Today I’m looking at USD/JPY’s short-term downtrend.


Before moving on, ICYMI, yesterday’s watchlist checked out NZD/CAD’s triangle consolidation ahead of New Zealand’s quarterly jobs release. Be sure to check out if it’s still a valid play!


And now for the headlines that rocked the markets in the last trading sessions:


Fresh Market Headlines & Economic Data:

Canada December GDP points to 1.6% annual growth in Q4 vs. 2.9% uptick in Q3



US CB consumer confidence lower from 109.0 to 107.1 in January

New Zealand’s jobless rate up from 3.3% to 3.4% in Q4, the highest in five quarters


Australia’s manufacturing PMI dips from 50.2 to 50.0 in January


Japan’s manufacturing PMI steadies at 26-month low of 48.9 in January


China’s Caixin manufacturing PMI improved from 49.0 to 49.2 in January


Asian stocks tracked Wall Street gains ahead of Fed decision


UK Nationwide house price index up by 1.1% y/y in January vs. 2.8% increase in December


Upcoming Potential Catalysts on the Forex Economic Calendar:

Eurozone’s flash CPI estimates at 10:00 am GMT

US ADP reports at 1:15 pm GMT

US ISM manufacturing PMI at 3:00 pm GMT

US JOLTS job openings at 3:00 pm GMT

FOMC statement at 7:00 pm GMT

FOMC presser at 7:30 pm GMT

AU building approvals at 12:30 am GMT

AU NAB quarterly business confidence at 12:30 am GMT


Use our new Currency Heat Map to quickly see a visual overview of the forex market’s price action! 🔥 🗺️


What to Watch: USD/JPY

If you’re looking for more USD pairs to trade today then you should know that USD/JPY is testing the upper limits of its short-term downtrend.
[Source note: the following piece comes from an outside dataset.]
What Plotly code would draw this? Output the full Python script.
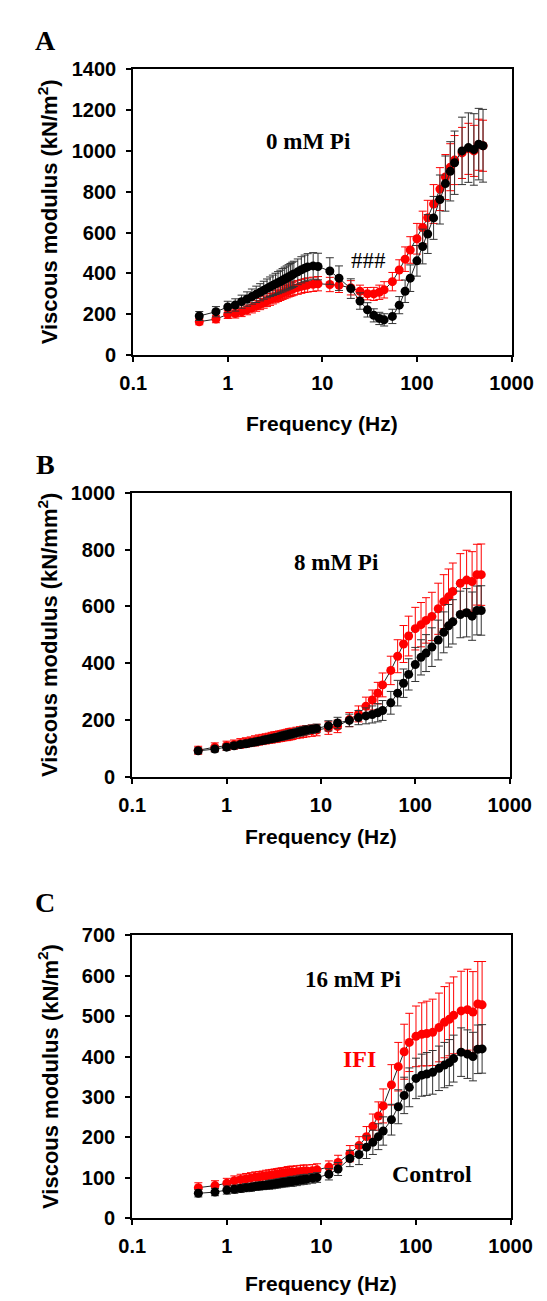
import plotly.graph_objects as go

# ---------------- data ----------------
freq_hz = [0.5, 0.75, 1.0, 1.2, 1.4, 1.6, 1.8, 2.0, 2.2, 2.4, 2.6, 2.8, 3.0, 3.2, 3.4, 3.6,
           3.8, 4.0, 4.2, 4.4, 4.6, 4.8, 5.0, 5.5, 6.0, 6.5, 7.0, 8.0, 9.0,
           12, 15, 20, 25, 30, 35, 40, 45, 55, 65, 75, 85, 100, 115, 130, 150, 175,
           200, 225, 250, 300, 350, 400, 450, 500]

# Panel A: 0 mM Pi
a_control = [192, 213, 236, 246, 262, 275, 287, 298, 308, 318, 327, 335, 342, 349, 355, 361,
             367, 373, 378, 383, 388, 393, 398, 408, 418, 426, 432, 437, 434,
             412, 377, 326, 265, 222, 195, 180, 173, 190, 245, 313, 377, 462, 532, 593, 672, 762,
             840, 900, 942, 1000, 1016, 1007, 1033, 1025]
a_control_err = [22, 25, 28, 30, 32, 35, 37, 40, 42, 44, 46, 48, 50, 52, 54, 55,
                 57, 58, 59, 60, 61, 62, 62, 63, 64, 64, 65, 65, 65,
                 65, 60, 48, 40, 35, 32, 30, 30, 35, 42, 55, 65, 75, 85, 95, 105, 120,
                 135, 145, 155, 165, 170, 175, 175, 178]
a_ifi = [164, 177, 200, 204, 212, 222, 232, 241, 250, 258, 266, 273, 280, 287, 293, 299,
         304, 309, 313, 317, 321, 324, 327, 332, 337, 341, 344, 347, 350,
         346, 342, 330, 313, 301, 300, 308, 320, 360, 417, 470, 515, 570, 625, 673, 740, 813,
         872, 920, 955, 990, 1010, 1000, 1030, 1025]
a_ifi_err = [15, 18, 20, 22, 23, 24, 25, 26, 27, 28, 28, 29, 29, 30, 30, 31,
             31, 32, 32, 32, 33, 33, 33, 34, 34, 34, 35, 35, 35,
             35, 35, 35, 30, 30, 32, 35, 40, 45, 50, 60, 65, 75, 80, 85, 95, 105,
             110, 115, 120, 125, 125, 125, 125, 125]

# Panel B: 8 mM Pi
b_control = [92, 98, 105, 110, 114, 117, 120, 123, 126, 128, 131, 133, 135, 137, 139, 141,
             143, 145, 147, 148, 150, 151, 153, 156, 159, 162, 165, 168, 171,
             180, 190, 199, 209, 215, 220, 226, 234, 261, 295, 330, 361, 396, 421, 436, 457, 482,
             509, 532, 546, 572, 578, 566, 586, 586]
b_control_err = [10, 10, 11, 11, 11, 12, 12, 12, 12, 12, 13, 13, 13, 13, 13, 13,
                 14, 14, 14, 14, 14, 14, 14, 15, 15, 15, 15, 15, 15,
                 18, 20, 22, 25, 28, 30, 32, 35, 40, 45, 50, 55, 60, 62, 65, 68, 70,
                 72, 75, 78, 82, 85, 85, 86, 87]
b_ifi = [94, 105, 110, 114, 118, 121, 124, 127, 130, 132, 134, 136, 138, 140, 141, 143,
         144, 146, 147, 148, 150, 151, 152, 155, 157, 159, 161, 163, 165,
         172, 178, 202, 222, 249, 271, 295, 324, 375, 425, 468, 496, 522, 536, 551, 565, 592,
         617, 634, 653, 682, 693, 688, 712, 712]
b_ifi_err = [14, 15, 16, 16, 17, 17, 17, 18, 18, 18, 18, 18, 19, 19, 19, 19,
             19, 19, 19, 20, 20, 20, 20, 20, 20, 20, 20, 20, 20,
             22, 22, 25, 28, 32, 35, 38, 42, 50, 58, 65, 70, 75, 78, 80, 85, 90,
             95, 98, 100, 104, 105, 105, 107, 108]

# Panel C: 16 mM Pi
c_control = [62, 65, 70, 72, 74, 76, 77, 79, 80, 81, 82, 83, 84, 85, 86, 87,
             88, 89, 89, 90, 91, 91, 92, 93, 95, 96, 97, 99, 101,
             109, 122, 148, 158, 176, 188, 202, 216, 244, 276, 304, 324, 346, 354, 357, 361, 371,
             379, 385, 395, 411, 406, 400, 418, 419]
c_control_err = [9, 9, 10, 10, 10, 10, 10, 10, 10, 10, 10, 11, 11, 11, 11, 11,
                 11, 11, 11, 11, 11, 12, 12, 12, 12, 12, 12, 12, 12,
                 14, 16, 20, 25, 28, 30, 32, 35, 38, 42, 45, 48, 50, 52, 53, 54, 55,
                 56, 57, 58, 60, 60, 60, 60, 60]
c_ifi = [76, 81, 87, 93, 96, 98, 100, 102, 103, 104, 105, 106, 107, 108, 109, 110,
         111, 111, 112, 113, 113, 114, 114, 115, 116, 117, 117, 118, 120,
         127, 138, 160, 180, 202, 228, 253, 278, 330, 375, 412, 435, 450, 455, 457, 460, 472,
         485, 492, 502, 513, 516, 510, 530, 528]
c_ifi_err = [12, 12, 12, 12, 13, 13, 13, 13, 13, 13, 14, 14, 14, 14, 14, 14,
             14, 14, 14, 15, 15, 15, 15, 15, 15, 15, 15, 15, 15,
             15, 18, 20, 22, 25, 30, 35, 42, 50, 60, 68, 72, 75, 78, 80, 82, 85,
             88, 90, 95, 98, 100, 100, 105, 107]

x_tickvals = [0.1, 1, 10, 100, 1000]
x_ticktext = ["0.1", "1", "10", "100", "1000"]

panel_letters = ["A", "B", "C"]
panel_pi = ["0 mM Pi", "8 mM Pi", "16 mM Pi"]
y_titles = ["Viscous modulus (kN/m<sup>2</sup>)",
            "Viscous modulus (kN/mm<sup>2</sup>)",
            "Viscous modulus (kN/m<sup>2</sup>)"]
y_ranges = [[0, 1400], [0, 1000], [0, 700]]
y_dticks = [200, 200, 100]
x_title = "Frequency (Hz)"

# ---------------- layout geometry (pixels) ----------------
W, H = 547, 1301
panels_px = [  # (left, right, top, bottom)
    (119, 524, 51, 342),
    (118, 522, 482, 771),
    (118, 523, 932, 1220),
]
letter_y = [22, 453, 899]
xtitle_y = [411, 832, 1286]

RED = "#ff0000"
BLACK = "#000000"
SANS = "Liberation Sans, Arial, sans-serif"
SERIF = "Liberation Serif, Times New Roman, serif"

fig = go.Figure()

series = [
    (a_control, a_control_err, a_ifi, a_ifi_err),
    (b_control, b_control_err, b_ifi, b_ifi_err),
    (c_control, c_control_err, c_ifi, c_ifi_err),
]

for i, (ctl, ctl_e, ifi, ifi_e) in enumerate(series):
    xa = "x" if i == 0 else f"x{i+1}"
    ya = "y" if i == 0 else f"y{i+1}"
    fig.add_trace(go.Scatter(
        x=freq_hz, y=ifi, xaxis=xa, yaxis=ya, mode="lines+markers", name="IFI",
        line=dict(color="#222222", width=1),
        marker=dict(color=RED, size=9),
        error_y=dict(type="data", array=ifi_e, visible=True, color=RED, thickness=1, width=4),
        showlegend=False))
    fig.add_trace(go.Scatter(
        x=freq_hz, y=ctl, xaxis=xa, yaxis=ya, mode="lines+markers", name="Control",
        line=dict(color="#222222", width=1),
        marker=dict(color=BLACK, size=9),
        error_y=dict(type="data", array=ctl_e, visible=True, color="#333333", thickness=1, width=4),
        showlegend=False))

layout = dict(width=W, height=H, autosize=False,
              margin=dict(l=0, r=0, t=0, b=0),
              paper_bgcolor="white", plot_bgcolor="white")

annotations = []
for i, (l, r, t, b) in enumerate(panels_px):
    xk = "xaxis" if i == 0 else f"xaxis{i+1}"
    yk = "yaxis" if i == 0 else f"yaxis{i+1}"
    ya = "y" if i == 0 else f"y{i+1}"
    layout[xk] = dict(
        type="log", range=[-1, 3], domain=[l / W, r / W], anchor=ya,
        tickvals=x_tickvals, ticktext=x_ticktext,
        ticks="outside", ticklen=5, tickwidth=1.5, tickcolor="black",
        ticklabelstandoff=4,
        showline=True, linecolor="black", linewidth=2, mirror=True,
        showgrid=False, zeroline=False,
        tickfont=dict(family=SANS, size=20, color="black", weight="bold"))
    layout[yk] = dict(
        range=y_ranges[i], dtick=y_dticks[i], domain=[1 - b / H, 1 - t / H],
        anchor="x" if i == 0 else f"x{i+1}",
        ticks="outside", ticklen=5, tickwidth=1.5, tickcolor="black",
        ticklabelstandoff=6,
        showline=True, linecolor="black", linewidth=2, mirror=True,
        showgrid=False, zeroline=False,
        tickfont=dict(family=SANS, size=20, color="black", weight="bold"))
    # panel letter
    annotations.append(dict(xref="paper", yref="paper", x=25 / W, y=1 - letter_y[i] / H,
                            text=panel_letters[i], showarrow=False,
                            font=dict(family=SERIF, size=28, color="black", weight="bold"),
                            xanchor="center", yanchor="middle"))
    # x axis title
    annotations.append(dict(xref="paper", yref="paper", x=(l + r) / 2 / W,
                            y=1 - xtitle_y[i] / H,
                            text=x_title, showarrow=False,
                            font=dict(family=SANS, size=21, color="black", weight="bold"),
                            xanchor="center", yanchor="middle"))
    # y axis title
    annotations.append(dict(xref="paper", yref="paper", x=28 / W, y=1 - (t + b) / 2 / H,
                            text=y_titles[i], showarrow=False, textangle=-90,
                            font=dict(family=SANS, size=22, color="black", weight="bold"),
                            xanchor="center", yanchor="middle"))

# in-plot labels (data coordinates)
annotations += [
    dict(xref="x", yref="y", x=0.85, y=1044, text=panel_pi[0], showarrow=False,
         font=dict(family=SERIF, size=23, color="black", weight="bold")),
    dict(xref="x", yref="y", x=1.49, y=462, text="###", showarrow=False,
         font=dict(family=SERIF, size=23, color="black")),
    dict(xref="x2", yref="y2", x=1.16, y=755, text=panel_pi[1], showarrow=False,
         font=dict(family=SERIF, size=23, color="black", weight="bold")),
    dict(xref="x3", yref="y3", x=1.33, y=590, text=panel_pi[2], showarrow=False,
         font=dict(family=SERIF, size=23, color="black", weight="bold")),
    dict(xref="x3", yref="y3", x=1.40, y=395, text="IFI", showarrow=False,
         font=dict(family=SERIF, size=24, color=RED, weight="bold")),
    dict(xref="x3", yref="y3", x=2.17, y=110, text="Control", showarrow=False,
         font=dict(family=SERIF, size=24, color="black", weight="bold")),
]
layout["annotations"] = annotations

fig.update_layout(**layout)
fig.write_html("out.html")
USD/JPY is trading near 130.00 psychological handle, which is interesting enough before we consider that the area also lines up with December’s support zone and the 38.2% Fibonacci retracement of January’s downswing.



Will USD/JPY end a downtrend that started in late October? Or will USD bears have enough reason to drag the pair to new 2023 lows?

Today’s FOMC decision might make or break USD/JPY’s trend.


Markets expect the Fed to raise its interest rates by 25 basis points and they expect Governor Powell to do his best to discourage traders from pricing in interest rate cuts in the foreseeable future.


If Powell convinces traders that the Fed won’t turn dovish anytime soon, or if we see a buy-the-rumor, sell-the-news situation, then USD/JPY could break above its trend line resistance and retest areas of interest like 132.70 or 134.00.


But if today’s events convince markets that the Fed’s hawkishness has peaked and that there’s no way to go but down for interest rates, then USD/JPY would extend its downtrend.


Look out for a trip back to 127.25 or even new 2023 lows if you feel like there’s enough bearish momentum!